** DIRECTIVE **
List all lines of the data that include the string "this".

** DATA LINES **
----

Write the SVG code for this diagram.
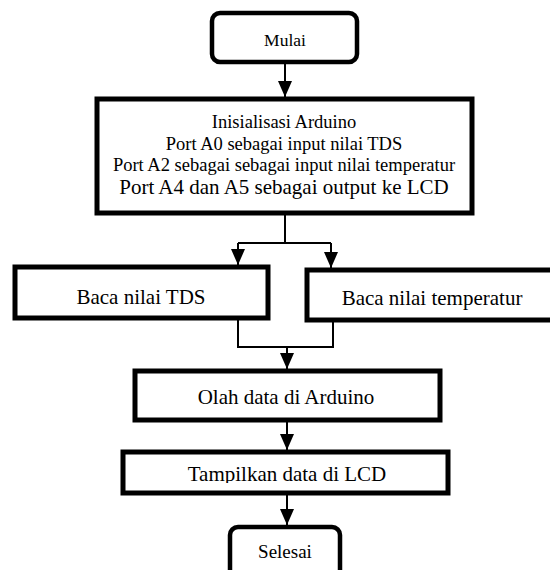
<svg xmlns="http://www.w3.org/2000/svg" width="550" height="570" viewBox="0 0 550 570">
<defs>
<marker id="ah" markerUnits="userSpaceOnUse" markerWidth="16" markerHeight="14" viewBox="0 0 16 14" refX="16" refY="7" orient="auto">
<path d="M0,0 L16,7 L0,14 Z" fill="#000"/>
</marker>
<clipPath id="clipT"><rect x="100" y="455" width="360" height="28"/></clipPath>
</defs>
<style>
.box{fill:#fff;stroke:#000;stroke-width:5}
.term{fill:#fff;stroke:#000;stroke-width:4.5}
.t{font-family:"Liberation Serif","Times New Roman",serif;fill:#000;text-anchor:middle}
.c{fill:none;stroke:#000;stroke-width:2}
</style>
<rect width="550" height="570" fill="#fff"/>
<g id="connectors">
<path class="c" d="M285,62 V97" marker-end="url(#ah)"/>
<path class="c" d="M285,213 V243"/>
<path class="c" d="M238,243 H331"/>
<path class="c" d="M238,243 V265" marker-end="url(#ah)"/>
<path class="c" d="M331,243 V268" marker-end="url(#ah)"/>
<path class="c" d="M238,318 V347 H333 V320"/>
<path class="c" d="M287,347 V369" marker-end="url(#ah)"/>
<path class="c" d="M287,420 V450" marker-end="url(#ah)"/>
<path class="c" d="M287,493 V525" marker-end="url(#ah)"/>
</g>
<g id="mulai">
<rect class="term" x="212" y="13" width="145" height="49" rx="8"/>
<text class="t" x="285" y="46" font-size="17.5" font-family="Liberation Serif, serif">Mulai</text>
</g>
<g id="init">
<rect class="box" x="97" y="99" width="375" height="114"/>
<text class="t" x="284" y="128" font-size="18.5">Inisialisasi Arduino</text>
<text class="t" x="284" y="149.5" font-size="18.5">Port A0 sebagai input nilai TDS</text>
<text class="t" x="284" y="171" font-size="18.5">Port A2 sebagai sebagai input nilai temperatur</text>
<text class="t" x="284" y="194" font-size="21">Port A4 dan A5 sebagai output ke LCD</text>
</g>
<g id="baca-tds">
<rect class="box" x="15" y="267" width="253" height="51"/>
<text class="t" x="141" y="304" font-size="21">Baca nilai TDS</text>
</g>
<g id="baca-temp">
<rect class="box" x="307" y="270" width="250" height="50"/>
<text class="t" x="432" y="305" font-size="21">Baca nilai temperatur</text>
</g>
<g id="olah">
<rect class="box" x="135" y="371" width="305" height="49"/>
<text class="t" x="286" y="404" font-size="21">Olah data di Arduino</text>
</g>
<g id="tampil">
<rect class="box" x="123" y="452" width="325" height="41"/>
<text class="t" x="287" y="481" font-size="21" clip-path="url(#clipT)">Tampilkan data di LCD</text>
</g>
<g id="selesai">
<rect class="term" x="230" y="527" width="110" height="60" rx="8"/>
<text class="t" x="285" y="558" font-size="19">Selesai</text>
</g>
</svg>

----

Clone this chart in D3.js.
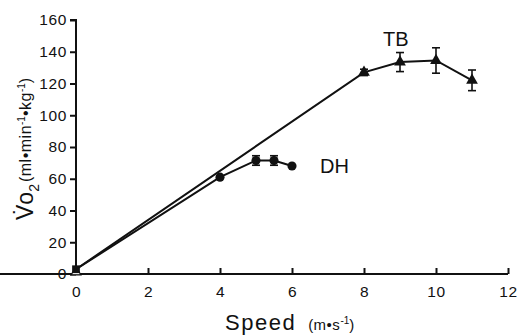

----

** EXERCISE ANSWER **
Write the SVG code for this diagram.
Clone this chart in D3.js.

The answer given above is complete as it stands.